Textile traders unrelenting on demand to remove VAT
September, 08th 2011
Thousands of textile and garment traders have begun a two-day shutdown in the twin cities of Hyderabad and Secunderabad to protest against levying of VAT (Value Added Tax). Though they observed bandhs on the same issue earlier more than once, this time around they were successful in enlisting the support of the Opposition parties.
The traders, under the leadership of Andhra Pradesh Federation of Textile Associations, are unrelenting on their demand ever since the Government issued the order in July 2011, bringing textiles, fabrics, curtains, garments and garments under the entry level VAT slab of 4 per cent.
On the first day of bandh on Wednesday, thousands of textile traders from across the State attended a huge public meeting here. Mr N Chandrababu Naidu, former Chief Minister and President of Telugu Desam Party, Mr B. Raghavulu, Secretary of State unit of CPM, and Mr Narayana, Secretary (AP) of CPI, attended the meeting.
Opposition parties support Extending support to the traders' movement, the Opposition leaders demanded the Government to withdraw the tax immediately. There is no such tax in other States. The agitation will continue till the tax is withdrawn. We will remove this tax if our party comes to power in next elections, Mr Chandrababu Naidu said.
It is a do-or-die situation for us. We will continue to protest. After the two-day shutdown in the State capital, we will chalk out our future programme, Mr Soma Dayanand, General Secretary of Andhra Pradesh Federation of Textiles Associations, told Business Line.
The Federation has over 300 associations in the State, representing textile and garment traders. Bowing to pressure, the Government had made some relaxations. It exempted VAT on inter-State sales of textiles. It also exempted traders with a taxable turnover below Rs 5 lakh.
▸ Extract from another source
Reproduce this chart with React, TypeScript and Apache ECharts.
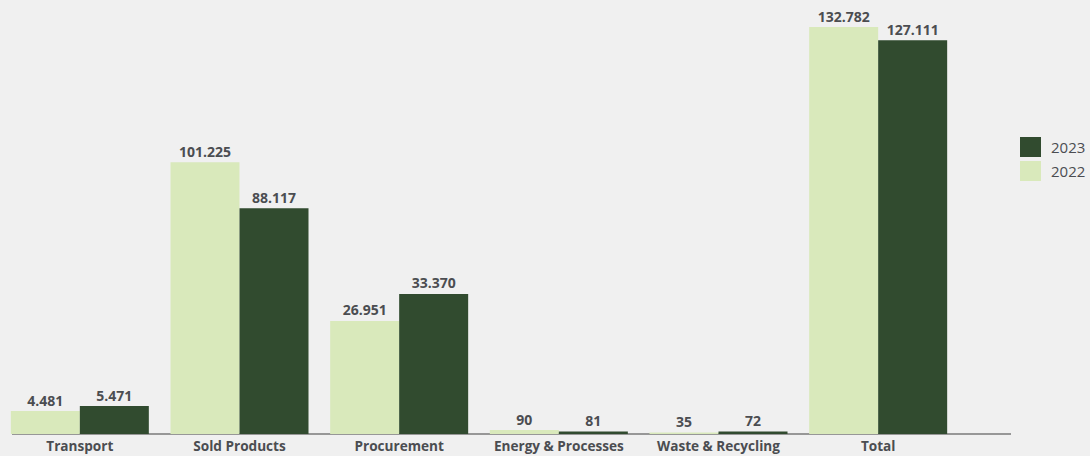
import React, { useEffect, useRef } from "react";
import * as echarts from "echarts";

const categories = ["Transport", "Sold Products", "Procurement", "Energy & Processes", "Waste & Recycling", "Total"];
// printed values
const values2022 = [4481, 101225, 26951, 90, 35, 132782];
const values2023 = [5471, 88117, 33370, 81, 72, 127111];
// bar heights as drawn in the picture (the picture is not to a linear scale), in thousands
const heights2022 = [7.5, 88.7, 36.9, 1.3, 0.45, 132.8];
const heights2023 = [9.1, 73.7, 45.7, 0.8, 0.8, 128.5];

const LIGHT = "#d9e9bb";
const DARK = "#314b2f";
const TEXT = "#4b4d51";
const FONT = "Open Sans";

const fmt = (v: number) => String(v).replace(/\B(?=(\d{3})+(?!\d))/g, ".");

export default function App() {
  const ref = useRef<HTMLDivElement>(null);
  useEffect(() => {
    if (!ref.current) return;
    const chart = echarts.init(ref.current, undefined, { renderer: "svg" });
    const label = (vals: number[]) => ({
      show: true,
      position: "top" as const,
      distance: 4,
      fontFamily: FONT,
      fontWeight: "bold" as const,
      fontSize: 14,
      color: TEXT,
      formatter: (p: any) => fmt(vals[p.dataIndex]),
    });
    chart.setOption({
      animation: false,
      backgroundColor: "#f0f0f0",
      textStyle: { fontFamily: FONT },
      grid: { left: -2, width: 960, top: 5, bottom: 22, containLabel: false },
      legend: {
        data: ["2023", "2022"],
        orient: "vertical",
        left: 1015,
        top: 132,
        itemWidth: 21,
        itemHeight: 20,
        itemGap: 4,
        icon: "rect",
        textStyle: { fontFamily: FONT, fontSize: 15, color: TEXT, padding: [0, 0, 0, 5] },
      },
      xAxis: {
        type: "category",
        data: categories,
        axisLine: { show: false },
        axisTick: { show: false },
        axisLabel: {
          fontFamily: FONT,
          fontWeight: "bold",
          fontSize: 13.6,
          color: TEXT,
          margin: 4,
          interval: 0,
        },
      },
      yAxis: {
        type: "value",
        min: 0,
        max: 140,
        show: false,
        splitLine: { show: false },
      },
      graphic: [
        {
          type: "line",
          shape: { x1: 12, y1: 434, x2: 1011, y2: 434 },
          style: { stroke: "#7a7a7a", lineWidth: 1.5 },
          z: 0,
        },
      ],
      series: [
        {
          name: "2022",
          type: "bar",
          data: heights2022,
          barWidth: 69,
          barGap: "0%",
          itemStyle: { color: LIGHT },
          label: label(values2022),
          z: 3,
        },
        {
          name: "2023",
          type: "bar",
          data: heights2023,
          barWidth: 69,
          barGap: "0%",
          itemStyle: { color: DARK },
          label: label(values2023),
          z: 3,
        },
      ],
    });
    return () => chart.dispose();
  }, []);
  return <div ref={ref} style={{ width: 1090, height: 456, position: "absolute", left: 0, top: 0 }} />;
}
The Commercial Taxes Department had also given relieve to the handlooms sector by exempting textiles, made-ups, zari articles and embroidery articles produced by handloom houses.
The traders, however, were not happy with these exemptions. They said it was difficult for them to carry on business as the new tax would put additional burden on consumers. It is not at all viable to continue business, Mr Dayanand said.